- Leader: Çağatay Korkut Görüklü
- Founder: Mehmet Hakan Semerci
- Founded: December 20, 2017
- Headquarters: Ankara, Turkey
- Ideology: Atsızism Turkish nationalism Ultranationalism Pan-Turkism Turanism Neo-fascism Xenophobia Anti-Arabism Anti-Kurdism Antisemitism Secularism
- Political position: Far-right

= Otuken Union Party =

Turkish ultranationalist political party

The Otuken Union Party (Turkish: Ötüken Birliği Partisi) is a Turkish ultranationalist political party founded on December 20, 2017.

== History ==
On 20 December 2017, the Otuken Union Party was established by Mehmet Hakan Semerci as an official political party in Turkey. The party is the first Turkish nationalist party which does not deny its racism, but rather takes pride in it. The party is fully secular but has some Tengrist elements. They are named after the city of Otuken in Central Asia where Turkic peoples allegedly originate from.

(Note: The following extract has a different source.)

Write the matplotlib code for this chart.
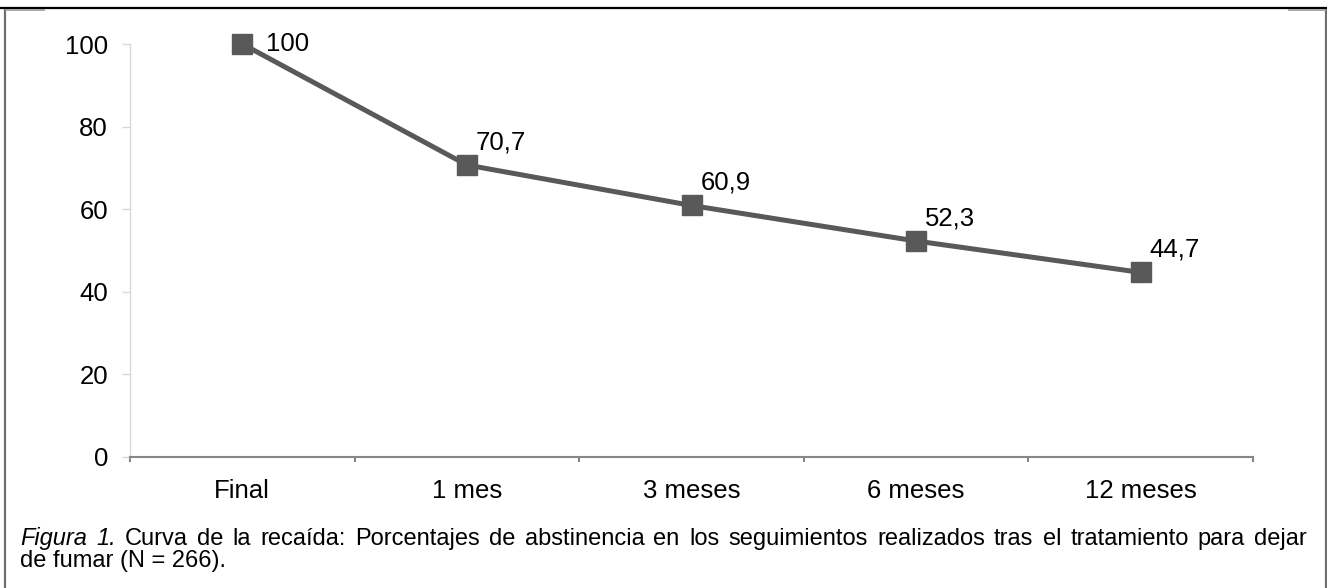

The party admires Nihal Atsız.

The program of the party stated that if the party ever came to power, they would make sure that Turkey is for Turks only, ban marriages between Turks and foreigners, revoke Turkish citizenships and deport those who are not ethnic Turks, change school and İmam Hatip curriculums to further include nationalism, reduce number of Islamic schools as to not exceed the minimum requirement of state-appointed Imams, completely secularise public school curriculum, remove all foreign-language courses in schools until secondary school where they can be taken as electives, although courses in Turkic languages would always be available in all grades, have a zero tolerance policy for refugees, and enforce capital punishment. The party aims to unite Turkic peoples into a united, self-reliant, and globally dominant country.

In 2019, the party visited Sedat Peker.